On ne peut faire ici l’histoire des États musulmans. Disons seulement que leur expansion a été réalisée à la fois par la conquête et par le prosélytisme. Les conquêtes ont créé des États dont les plus puissants ont englobé des éléments monothéistes, voués au statut de « protégés » (ahl al-dhimma, les « gens de la protection », ou ahl al-kitāb, les « scriptuaires », détenteurs d’une Ecriture révélée). Le prosélytisme intérieur, dans les frontières de l’État défini par la conquête, s’est fait surtout par l’action lente des avantages de toutes sortes (fiscaux notamment) que comportait l’adhésion à l’idéologie de l’État.

Le prosélytisme extérieur, au sein d’États et de communautés non musulmanes, s’est fait souvent par la propagande de colonies de commerçants musulmans. L’Afrique noire a été touchée à partir du xe s., l’Indonésie à partir du xiie s.

La prédominance arabe du début s’est rapidement effacée au sein d’abord de l’Empire ‘abbāsside (750-1258), cosmopolite et idéologique. L’élément ethnique turc domine au Proche-Orient dans les structures politiques à partir du xie s. L’élément iranien, d’un poids culturel très fort dans l’Empire ‘abbāsside, affirmera son autonomie surtout à partir du xvie s. dans le cadre de l’État persan, qui adoptera alors la forme chī‘ite de l’islām comme idéologie d’État. La structure dominante du xvie au xxe s. sera l’Empire ottoman, d’idéologie sunnite. C’est un État cosmopolite, très tolérant envers les minorités ethniques et religieuses malgré la brutalité fréquente de ses méthodes de soumission. Il est dominé par une dynastie turque qui revendique l’autorité califale. Effrité par le nationalisme des chrétiens balkaniques, appuyés par l’Europe, il sera abattu par la Première Guerre mondiale, et l’État nationaliste turc qui lui succédera en Anatolie abolira le califat en 1924.


La civilisation musulmane

Dans les frontières du califat omeyyade et ‘abbāsside, le brassage des traditions culturelles, des hommes, des idées et des marchandises a amené la formation d’une nouvelle civilisation, qu’on peut appeler la civilisation musulmane. Toutes les ethnies existant dans ce vaste domaine ont apporté à celle-ci leur contribution. Mais cette civilisation s’organisait autour de l’idéologie d’État, l’islām, et avait pour langue dominante l’arabe apporté par l’ethnie qui avait fondé la nouvelle religion et le nouvel Empire.
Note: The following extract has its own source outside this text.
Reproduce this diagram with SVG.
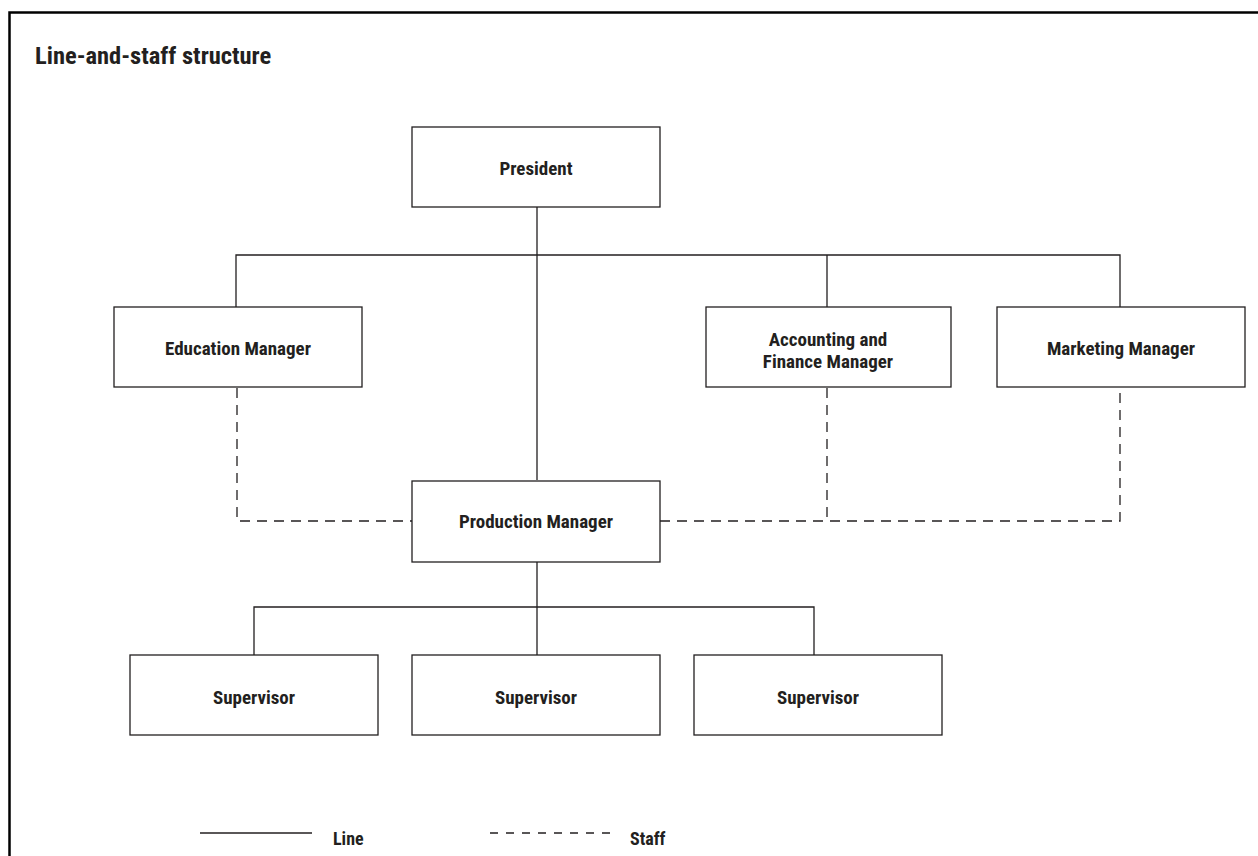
<svg xmlns="http://www.w3.org/2000/svg" width="1258" height="856" viewBox="0 0 1258 856">
<style>
text{font-family:"Liberation Sans Narrow","Roboto Condensed","Liberation Sans",sans-serif;font-weight:bold;fill:#231f20;}
.lbl{font-size:19px;text-anchor:middle;}
.title{font-size:24.5px;}
.leg{font-size:18px;}
.box{fill:#fff;stroke:#231f20;stroke-width:1.3;}
.ln{fill:none;stroke:#231f20;stroke-width:1.3;}
.st{fill:none;stroke:#231f20;stroke-width:1.3;stroke-dasharray:10 7;}
</style>
<rect width="1258" height="856" fill="#fff"/>
<path d="M9.5 856V12.5H1258" fill="none" stroke="#000" stroke-width="2.5"/>
<text class="title" x="35" y="64">Line-and-staff structure</text>
<g id="connectors">
<path class="ln" d="M537 207V480M236 307V255H1120V307M827 255V307"/>
<path class="ln" d="M537 562V655M254 655V607H814V655"/>
<path class="st" d="M237 388V521H412"/>
<path class="st" d="M660 521H1120V388M827 388V521"/>
</g>
<g id="president"><rect class="box" x="412" y="127" width="248" height="80"/><text class="lbl" x="536" y="175">President</text></g>
<g id="education"><rect class="box" x="114" y="307" width="248" height="80"/><text class="lbl" x="238" y="355">Education Manager</text></g>
<g id="accounting"><rect class="box" x="706" y="307" width="245" height="80"/><text class="lbl" x="828" y="346">Accounting and</text><text class="lbl" x="828" y="368">Finance Manager</text></g>
<g id="marketing"><rect class="box" x="997" y="307" width="248" height="80"/><text class="lbl" x="1121" y="355">Marketing Manager</text></g>
<g id="production"><rect class="box" x="412" y="481" width="248" height="81"/><text class="lbl" x="536" y="528">Production Manager</text></g>
<g id="sup1"><rect class="box" x="130" y="655" width="248" height="80"/><text class="lbl" x="254" y="704">Supervisor</text></g>
<g id="sup2"><rect class="box" x="412" y="655" width="248" height="80"/><text class="lbl" x="536" y="704">Supervisor</text></g>
<g id="sup3"><rect class="box" x="694" y="655" width="248" height="80"/><text class="lbl" x="818" y="704">Supervisor</text></g>
<g id="legend">
<path class="ln" d="M200 833H312"/>
<text class="leg" x="333" y="845">Line</text>
<path class="st" d="M490 833H612" style="stroke-dasharray:8 8"/>
<text class="leg" x="630" y="845">Staff</text>
</g>
</svg>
Sur le plan des techniques, elle est l’héritière des civilisations anciennes du Proche-Orient, déjà assimilées, transformées et plus ou moins fondues dans le cadre de la civilisation hellénistique. Mais des éléments s’y ajoutent, venus des cultures avec lesquelles le nouvel Empire est en contact direct, notamment l’Inde et la Chine. Des techniques de diffusion limitée sont généralisées et transmises à de nouvelles régions. L’expansion du commerce a permis des spécialisations locales qui ont entraîné le progrès de certaines techniques (tissage, travail de l’acier, etc.). L’interdiction religieuse du vin par l’islām a entraîné une régression de la culture de la vigne, mais les chrétiens et les juifs ont continué la viniculture et la vinification. Ils n’ont pas manqué de clients chez les musulmans laxistes.

Du point de vue économique, c’est surtout la constitution d’un immense « marché commun » et, au départ, l’appel à la consommation par la formation de très grosses fortunes qui sont à l’origine d’un ensemble de spécialisations locales, d’une poussée considérable de l’urbanisation et de l’activité urbaine, de la généralisation d’une large économie monétaire d’échanges fondée sur la circulation de l’or, d’un développement de la production agricole et artisanale ainsi que de la consommation. Un réseau routier important se constitue ou se ranime avec un trafic intense caravanier et maritime. Tout cet essor économique à la base du caractère brillant de la civilisation musulmane médiévale, de son prestige et de son influence considérables n’a nullement sa racine dans le dogme musulman, mais n’a pas été non plus entravé par lui. La seule prescription qui pouvait y faire obstacle, l’interdiction coranique d’une pratique Usuraire énigmatique dénommée ribā, que la tradition a identifiée au prêt à intérêt, a été dès le début tournée par des subterfuges juridiques que les jurisconsultes eux-mêmes recommandaient. Certes, tout regain d’intégrisme poussait à son application plus stricte, mais les minoritaires chrétiens, juifs et hindouistes pouvaient servir aisément d’intermédiaires et de prête-noms pour les opérations en question.